Although the data reported provide clear support for the proposed T-shaped interaction as an important influence in the enantio-discrimination process, it is not trivial to explicitly understand its origin from the calculated TSs. Indeed, the conformations assumed by the catalyst-reagent adducts in the TSs are similar even when the BA is altered (compare TS1-(R) with TS2-(R) and TS1-(S) with TS2-(S)). Nonetheless, an advantage of merging TS calculations with the dataset analyses is the ability to harness the experimental and computational information simultaneously. For example, the interactions that stabilize the BA-PA complex are conserved in each TS, including H-bond a, electrostatics b, and π-stacking c (Figure 4A and 4B), which can be connected to the parameters i_POsy (a and b), and ^TDπ_w and B5_BA (c).

Further information can also be interpreted from the model and related back to the TSs allowing for the proposal of a stereo-chemical model (Figure 4). As an example, the term L_PA, or the length of the PA’s aryl group, appears twice in the model, which supports the significance of the para-substituent size in the enantiodetermining step. Since this parameter is also present as a cross term with ^TDπ_w, it suggests that these two terms are interrelated in the TS. Accordingly, if the BA is farther from the binaphthyl group with a longer ^TDπ_w, as is the case with 3,5-disubstituted BAs, the alkene is driven towards the PA’s aryl rings (Figure 4B). As a result, the alkene will rotate to minimize steric effects, d, between its bulkier substitution (Ph) and the para-substituent on the PA, leading to favored fluorination at the alkene’s Re-face (Figure 4B). This observation is consistent with the optimized reaction conditions previously reported, in which the best PA catalyst AdDIP (i.e., 2,6-(iPr)₂-4-Ad-Ph) contains an adamantyl (Ad) group in the para-position. ^17a Conversely, when a 3,5-unsubstituted BA is used, ^TDπ_w is shorter, situating the alkene away from the PA’s para-substituent. In this case, the alkene may rotate to position either the Me or Ph groups towards the PA with limited repulsion. This is consistent with 3,5-unsubstituted BAs generally affording lower enantioselectivity. To rationalize the inversion of stereoselection in certain examples (e.g., 4-methylphenylboronic acid), it is possible that the alkene’s Ph group engages in a CH-π interaction, e, with the para-alkyl moieties, thus stabilizing this conformation and allowing fluorination at the alkene’s Si-face (Figure 4A). Overall, combining detailed insight from the two methods provides rationalization for a diverse set of results in a complex reaction, further validating the new parameters as descriptors of NCIs occurring in the TS.
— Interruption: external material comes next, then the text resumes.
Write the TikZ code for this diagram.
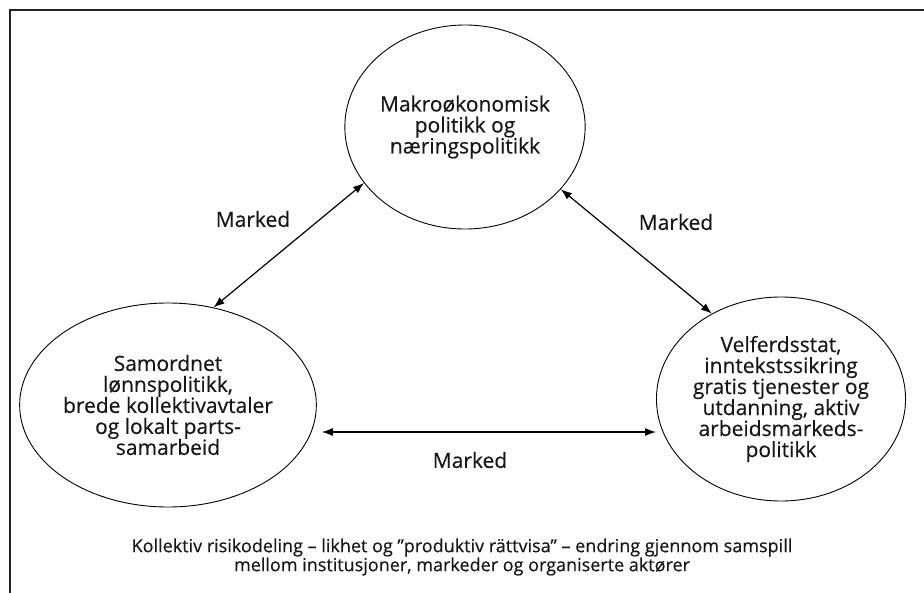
\documentclass[tikz,border=0pt]{standalone}
\usepackage{fontspec}
\setmainfont{Open Sans}[FakeBold=0.4]
\usetikzlibrary{shapes.geometric,arrows.meta}
\definecolor{textc}{RGB}{25,22,23}
\definecolor{framec}{RGB}{35,35,35}
\begin{document}
\begin{tikzpicture}[x=1pt,y=-1pt,
  circ/.style={ellipse,draw,line width=0.9pt,minimum width=236pt,minimum height=204pt,inner sep=0pt,align=center,font=\fontsize{21}{21}\selectfont,text=textc},
  lab/.style={font=\fontsize{21}{21}\selectfont,text=textc,inner sep=0pt},
  captext/.style={font=\fontsize{18}{19}\selectfont,text=textc,align=center,inner sep=0pt},
  arr/.style={{Latex[length=11pt,width=8pt]}-{Latex[length=11pt,width=8pt]},line width=1.2pt}]
\useasboundingbox (0,0) rectangle (924,592);
\clip (0,0) rectangle (924,592);
\draw[line width=2.5pt,color=framec] (10,600) -- (10,10) -- (930,10);

\node[circ] (T) at (465,127) {Makroøkonomisk\\politikk og\\næringspolitikk};
\node[circ] (L) at (168,405) {Samordnet\\lønnspolitikk,\\brede kollektivavtaler\\og lokalt parts-\\samarbeid};
\node[circ] (R) at (781,399) {Velferdsstat,\\inntekstssikring\\gratis tjenester og\\utdanning, aktiv\\arbeidsmarkeds-\\politikk};

\draw[arr] (L.65.6) -- (T.209.6);
\draw[arr] (T.327.8) -- (R.129.7);
\draw[arr] ([shift={(5pt,-27pt)}]L.east) -- ([shift={(0pt,-33pt)}]R.west);

\node[lab] (m1) at (253,219) {Marked};
\node[lab] (m2) at (676,222) {Marked};
\node[lab] (m3) at (470,460) {Marked};

\node[captext] (c) at (462,557) {Kollektiv risikodeling – likhet og ”produktiv rättvisa” – endring gjennom samspill\\mellom institusjoner, markeder og organiserte aktører};
\end{tikzpicture}
\end{document}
In conclusion, the need for new tools to identify and quantify NCIs in catalysis prompted us to develop new parameters for describing π-interactions: Eπ and Dπ. These easily calculated parameters have been tested in two different catalytic systems using multivariate correlations. The obtained information agreed with previously reported studies in the Birman’s kinetic resolution of benzyl alcohols by supporting the occurrence of a π-stacking interaction. These parameters also provided detailed insight into the fluorination of allylic alcohols, a complex reaction promoted by chiral anion phase transfer catalysis. Indeed, for this catalytic system, the obtained model facilitated the identification of interactions occurring in the computed TSs. Thus, this new class of parameters provides a valuable extension to developing structure-function relationships by describing weak yet significant interactions occurring in the reaction.

As shown, Eπ and Dπ used in multidimensional analysis offers a broad perspective of a reaction that can be distilled into a mathematical equation, directly relating parameters to a TS structure. Hence, this methodology offers the opportunity to validate TS analyses through a set of experimental data.

We see it as a complementary strategy to rigorous TS computations, both of which inform the nature of potential NCIs. We are currently integrating these approaches in various methods development and energy related campaigns.